A personalized search engine based on web-snippet hierarchical clustering

Search engines provide the view of the Web, and their smart ranking algorithms are their point of view. To offer the best view, personalized ranking algorithms are currently flourishing. They focus on the users rather than on their submitted queries, by taking into account some contextual/profiled information. In this paper we propose a personalized (meta-)search engine based on the web-snippet hierarchical clustering technology (a la Vivisimo) that is fully adaptive and non intrusive both for the user and for the queried search engine(s). It works on the top of 16 commodity search engines and fetches 200 (or more) results from them per user query.
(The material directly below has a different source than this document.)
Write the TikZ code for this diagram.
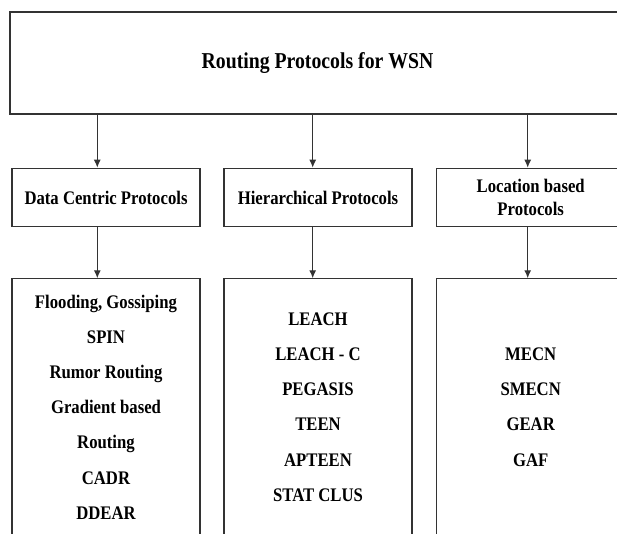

Our engine is able to mine on-the-fly the fine and variegate ``themes'' behind these results and then organize them in a hierarchy of folders that offers, at various levels of details, an up-to-date picture of these results. Users can therefore browse the hierarchy, select the themes that best match the ``intention'' behind their query, and ask our engine to personalize on-the-fly those query results according to their choices. In this way lazy users are not limited to look at first ten results, but immediately acquire several points of view on a larger pool (about 200) of them! We claim that it does exist a mutual reinforcement relationship between ranking and web-snippet clustering from which both of them may benefit. Our extensive experiments show that this form of personalization is very effective in informative queries, polysemous queries, and poor queries consisting of at most two terms (more than 80% of the Web queries are of this type!). In these cases, in fact, one theme might be so web-popular to unfortunately monopolize the top-ten results of link-based ranking algorithms.